In the minors, Descalso was one of those rare players who walked almost as often as he struck out. If he can inch his strikeout rate down to the 10-14 percent that he featured in the minors, he just needs a little ball-in-play luck to be playable in a wide range of leagues. The key for Descalso is to take advantage of this opportunity. If he can put together a respectable triple slash while flashing the leather, he could easily unseat Schumaker as the regular second baseman. If you’re considering picking up Descalso, this is what you are hoping for.
The one wild card to consider—and this goes for Craig too—Tony LaRussa. Who knows what mix and match games will be played once Schumaker returns to the lineup.
Recommendation: NL-only leagues that use more than 30 middle infielders. Any league where you would permanently roster players like Schumaker or Wilson Valdez. Those in only moderately deep leagues should keep an eye on him.
Jason Bourgeois appears to have had enough words written about him this week. Those of you in need of stolen bases in deep leagues ought to give him a spin but I think his one-tool skill set is getting over-hyped at this point. I’ve seen him picked up in 12- team mixed leagues and that’s a big time no-no.

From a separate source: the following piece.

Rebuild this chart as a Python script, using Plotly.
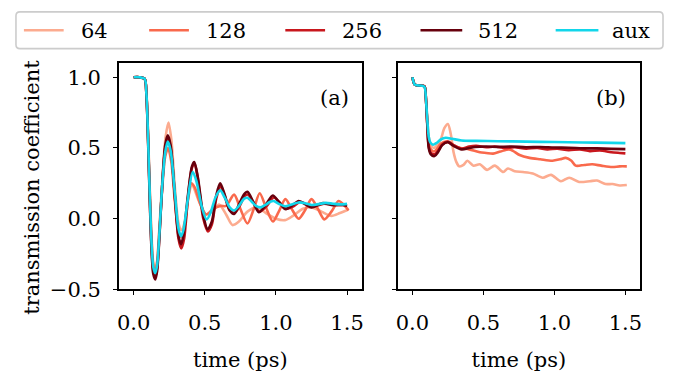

I have more words to say about Mark Melancon than I do about Bourgeois but I’ll stick with the basics. He’s a solid pitcher who could start picking up some saves. Lyon really shouldn’t be a closer since he’s so prone to these little runs of awful, but at the end of the day he’ll probably get his gig back from Melancon—if he ever officially loses it. Wilton Lopez and Jeff Fulchino could also find themselves with the job when all is said and done. It’s a bit of a fantasy quagmire, I have opted to avoid it, but those in deeper leagues will need to wade in and wager on one of these guys.